▶ _Dataset content_
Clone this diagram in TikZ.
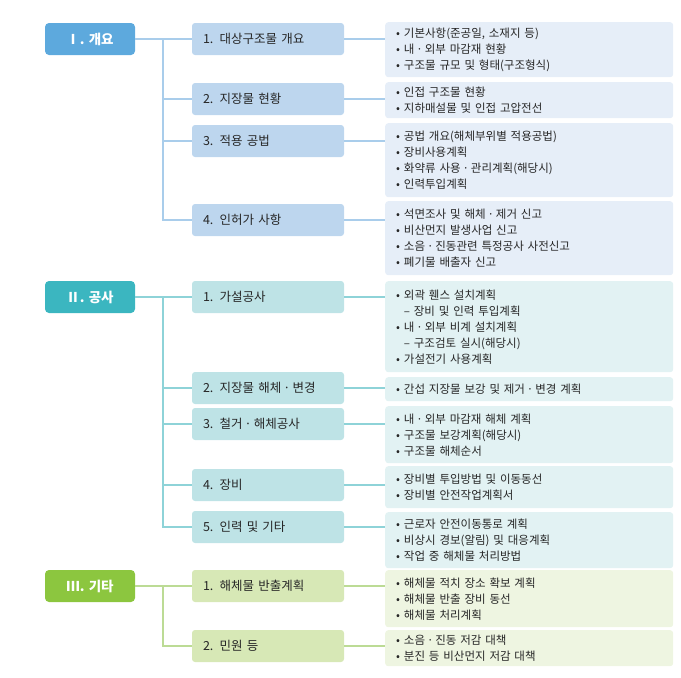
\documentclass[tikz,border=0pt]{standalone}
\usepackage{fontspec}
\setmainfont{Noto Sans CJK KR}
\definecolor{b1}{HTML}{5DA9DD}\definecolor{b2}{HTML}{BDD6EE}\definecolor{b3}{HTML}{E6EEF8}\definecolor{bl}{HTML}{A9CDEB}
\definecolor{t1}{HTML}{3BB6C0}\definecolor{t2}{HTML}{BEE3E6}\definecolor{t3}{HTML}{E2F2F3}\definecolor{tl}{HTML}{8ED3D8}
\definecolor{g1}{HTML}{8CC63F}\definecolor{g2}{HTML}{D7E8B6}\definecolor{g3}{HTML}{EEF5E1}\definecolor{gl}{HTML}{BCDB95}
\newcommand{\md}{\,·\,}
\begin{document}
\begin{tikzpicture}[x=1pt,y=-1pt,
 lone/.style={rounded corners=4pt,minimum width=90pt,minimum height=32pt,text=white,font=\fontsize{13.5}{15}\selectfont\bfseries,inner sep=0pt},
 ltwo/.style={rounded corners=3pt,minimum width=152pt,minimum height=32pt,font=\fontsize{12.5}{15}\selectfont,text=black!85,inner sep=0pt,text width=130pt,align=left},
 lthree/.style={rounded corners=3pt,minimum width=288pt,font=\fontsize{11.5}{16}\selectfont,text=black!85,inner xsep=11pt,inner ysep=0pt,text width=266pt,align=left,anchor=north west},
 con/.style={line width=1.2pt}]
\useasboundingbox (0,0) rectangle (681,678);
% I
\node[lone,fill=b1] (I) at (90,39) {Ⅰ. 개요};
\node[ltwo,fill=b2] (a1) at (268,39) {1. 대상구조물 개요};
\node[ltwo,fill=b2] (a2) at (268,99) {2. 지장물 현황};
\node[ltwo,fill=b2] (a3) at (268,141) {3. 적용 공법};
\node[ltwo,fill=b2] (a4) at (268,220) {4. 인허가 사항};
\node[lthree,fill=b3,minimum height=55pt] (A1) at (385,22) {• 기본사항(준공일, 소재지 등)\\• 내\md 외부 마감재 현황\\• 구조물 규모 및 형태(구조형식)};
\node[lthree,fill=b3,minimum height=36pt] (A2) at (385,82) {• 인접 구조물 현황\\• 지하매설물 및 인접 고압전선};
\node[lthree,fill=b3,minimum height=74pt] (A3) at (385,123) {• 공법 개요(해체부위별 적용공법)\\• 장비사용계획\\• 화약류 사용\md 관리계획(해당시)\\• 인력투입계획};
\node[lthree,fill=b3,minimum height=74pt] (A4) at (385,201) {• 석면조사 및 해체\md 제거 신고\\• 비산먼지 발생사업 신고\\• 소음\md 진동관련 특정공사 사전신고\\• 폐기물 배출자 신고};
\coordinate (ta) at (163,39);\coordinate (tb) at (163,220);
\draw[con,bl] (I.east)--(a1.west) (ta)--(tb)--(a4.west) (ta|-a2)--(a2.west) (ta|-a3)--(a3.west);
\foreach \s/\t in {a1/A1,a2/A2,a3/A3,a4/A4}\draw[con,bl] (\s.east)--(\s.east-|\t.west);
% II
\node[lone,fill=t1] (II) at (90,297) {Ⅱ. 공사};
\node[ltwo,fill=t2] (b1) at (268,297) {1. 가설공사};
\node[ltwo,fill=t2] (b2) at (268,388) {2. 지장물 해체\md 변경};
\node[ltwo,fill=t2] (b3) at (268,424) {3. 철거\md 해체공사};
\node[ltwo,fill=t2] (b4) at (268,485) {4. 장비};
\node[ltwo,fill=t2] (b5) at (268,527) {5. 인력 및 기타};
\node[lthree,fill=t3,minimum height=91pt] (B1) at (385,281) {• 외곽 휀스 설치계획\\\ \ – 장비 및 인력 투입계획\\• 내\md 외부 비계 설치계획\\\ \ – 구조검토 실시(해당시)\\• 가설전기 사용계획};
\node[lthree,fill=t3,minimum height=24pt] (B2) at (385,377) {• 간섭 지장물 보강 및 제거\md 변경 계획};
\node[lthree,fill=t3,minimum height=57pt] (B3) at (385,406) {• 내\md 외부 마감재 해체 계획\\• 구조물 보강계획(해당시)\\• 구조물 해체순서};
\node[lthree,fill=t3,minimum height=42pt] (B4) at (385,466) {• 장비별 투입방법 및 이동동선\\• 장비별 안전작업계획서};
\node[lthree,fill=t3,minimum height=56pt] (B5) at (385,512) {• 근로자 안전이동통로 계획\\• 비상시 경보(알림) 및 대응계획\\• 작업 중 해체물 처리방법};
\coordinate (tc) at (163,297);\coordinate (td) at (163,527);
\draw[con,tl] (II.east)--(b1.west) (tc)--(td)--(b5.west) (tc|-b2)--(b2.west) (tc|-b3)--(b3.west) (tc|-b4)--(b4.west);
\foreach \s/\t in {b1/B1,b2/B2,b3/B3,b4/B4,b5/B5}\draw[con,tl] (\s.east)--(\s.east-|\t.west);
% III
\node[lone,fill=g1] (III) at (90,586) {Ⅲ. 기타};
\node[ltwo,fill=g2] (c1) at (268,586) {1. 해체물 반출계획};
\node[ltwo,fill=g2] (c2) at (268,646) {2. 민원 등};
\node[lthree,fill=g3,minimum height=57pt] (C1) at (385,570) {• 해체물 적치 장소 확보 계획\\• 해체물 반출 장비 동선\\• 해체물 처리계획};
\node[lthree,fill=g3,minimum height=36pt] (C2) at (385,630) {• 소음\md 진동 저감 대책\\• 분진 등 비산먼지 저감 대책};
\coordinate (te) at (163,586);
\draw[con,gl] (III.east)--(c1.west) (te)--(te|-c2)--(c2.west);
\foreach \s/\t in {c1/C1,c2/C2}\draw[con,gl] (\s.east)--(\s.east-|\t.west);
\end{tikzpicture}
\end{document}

▶ _Stated task_
Omit the pictures and give the material again, exactly and in full.

▶ _Solution to this problem_
Clone this diagram in TikZ.
\documentclass[tikz,border=0pt]{standalone}
\usepackage{fontspec}
\setmainfont{Noto Sans CJK KR}
\definecolor{b1}{HTML}{5DA9DD}\definecolor{b2}{HTML}{BDD6EE}\definecolor{b3}{HTML}{E6EEF8}\definecolor{bl}{HTML}{A9CDEB}
\definecolor{t1}{HTML}{3BB6C0}\definecolor{t2}{HTML}{BEE3E6}\definecolor{t3}{HTML}{E2F2F3}\definecolor{tl}{HTML}{8ED3D8}
\definecolor{g1}{HTML}{8CC63F}\definecolor{g2}{HTML}{D7E8B6}\definecolor{g3}{HTML}{EEF5E1}\definecolor{gl}{HTML}{BCDB95}
\newcommand{\md}{\,·\,}
\begin{document}
\begin{tikzpicture}[x=1pt,y=-1pt,
 lone/.style={rounded corners=4pt,minimum width=90pt,minimum height=32pt,text=white,font=\fontsize{13.5}{15}\selectfont\bfseries,inner sep=0pt},
 ltwo/.style={rounded corners=3pt,minimum width=152pt,minimum height=32pt,font=\fontsize{12.5}{15}\selectfont,text=black!85,inner sep=0pt,text width=130pt,align=left},
 lthree/.style={rounded corners=3pt,minimum width=288pt,font=\fontsize{11.5}{16}\selectfont,text=black!85,inner xsep=11pt,inner ysep=0pt,text width=266pt,align=left,anchor=north west},
 con/.style={line width=1.2pt}]
\useasboundingbox (0,0) rectangle (681,678);
% I
\node[lone,fill=b1] (I) at (90,39) {Ⅰ. 개요};
\node[ltwo,fill=b2] (a1) at (268,39) {1. 대상구조물 개요};
\node[ltwo,fill=b2] (a2) at (268,99) {2. 지장물 현황};
\node[ltwo,fill=b2] (a3) at (268,141) {3. 적용 공법};
\node[ltwo,fill=b2] (a4) at (268,220) {4. 인허가 사항};
\node[lthree,fill=b3,minimum height=55pt] (A1) at (385,22) {• 기본사항(준공일, 소재지 등)\\• 내\md 외부 마감재 현황\\• 구조물 규모 및 형태(구조형식)};
\node[lthree,fill=b3,minimum height=36pt] (A2) at (385,82) {• 인접 구조물 현황\\• 지하매설물 및 인접 고압전선};
\node[lthree,fill=b3,minimum height=74pt] (A3) at (385,123) {• 공법 개요(해체부위별 적용공법)\\• 장비사용계획\\• 화약류 사용\md 관리계획(해당시)\\• 인력투입계획};
\node[lthree,fill=b3,minimum height=74pt] (A4) at (385,201) {• 석면조사 및 해체\md 제거 신고\\• 비산먼지 발생사업 신고\\• 소음\md 진동관련 특정공사 사전신고\\• 폐기물 배출자 신고};
\coordinate (ta) at (163,39);\coordinate (tb) at (163,220);
\draw[con,bl] (I.east)--(a1.west) (ta)--(tb)--(a4.west) (ta|-a2)--(a2.west) (ta|-a3)--(a3.west);
\foreach \s/\t in {a1/A1,a2/A2,a3/A3,a4/A4}\draw[con,bl] (\s.east)--(\s.east-|\t.west);
% II
\node[lone,fill=t1] (II) at (90,297) {Ⅱ. 공사};
\node[ltwo,fill=t2] (b1) at (268,297) {1. 가설공사};
\node[ltwo,fill=t2] (b2) at (268,388) {2. 지장물 해체\md 변경};
\node[ltwo,fill=t2] (b3) at (268,424) {3. 철거\md 해체공사};
\node[ltwo,fill=t2] (b4) at (268,485) {4. 장비};
\node[ltwo,fill=t2] (b5) at (268,527) {5. 인력 및 기타};
\node[lthree,fill=t3,minimum height=91pt] (B1) at (385,281) {• 외곽 휀스 설치계획\\\ \ – 장비 및 인력 투입계획\\• 내\md 외부 비계 설치계획\\\ \ – 구조검토 실시(해당시)\\• 가설전기 사용계획};
\node[lthree,fill=t3,minimum height=24pt] (B2) at (385,377) {• 간섭 지장물 보강 및 제거\md 변경 계획};
\node[lthree,fill=t3,minimum height=57pt] (B3) at (385,406) {• 내\md 외부 마감재 해체 계획\\• 구조물 보강계획(해당시)\\• 구조물 해체순서};
\node[lthree,fill=t3,minimum height=42pt] (B4) at (385,466) {• 장비별 투입방법 및 이동동선\\• 장비별 안전작업계획서};
\node[lthree,fill=t3,minimum height=56pt] (B5) at (385,512) {• 근로자 안전이동통로 계획\\• 비상시 경보(알림) 및 대응계획\\• 작업 중 해체물 처리방법};
\coordinate (tc) at (163,297);\coordinate (td) at (163,527);
\draw[con,tl] (II.east)--(b1.west) (tc)--(td)--(b5.west) (tc|-b2)--(b2.west) (tc|-b3)--(b3.west) (tc|-b4)--(b4.west);
\foreach \s/\t in {b1/B1,b2/B2,b3/B3,b4/B4,b5/B5}\draw[con,tl] (\s.east)--(\s.east-|\t.west);
% III
\node[lone,fill=g1] (III) at (90,586) {Ⅲ. 기타};
\node[ltwo,fill=g2] (c1) at (268,586) {1. 해체물 반출계획};
\node[ltwo,fill=g2] (c2) at (268,646) {2. 민원 등};
\node[lthree,fill=g3,minimum height=57pt] (C1) at (385,570) {• 해체물 적치 장소 확보 계획\\• 해체물 반출 장비 동선\\• 해체물 처리계획};
\node[lthree,fill=g3,minimum height=36pt] (C2) at (385,630) {• 소음\md 진동 저감 대책\\• 분진 등 비산먼지 저감 대책};
\coordinate (te) at (163,586);
\draw[con,gl] (III.east)--(c1.west) (te)--(te|-c2)--(c2.west);
\foreach \s/\t in {c1/C1,c2/C2}\draw[con,gl] (\s.east)--(\s.east-|\t.west);
\end{tikzpicture}
\end{document}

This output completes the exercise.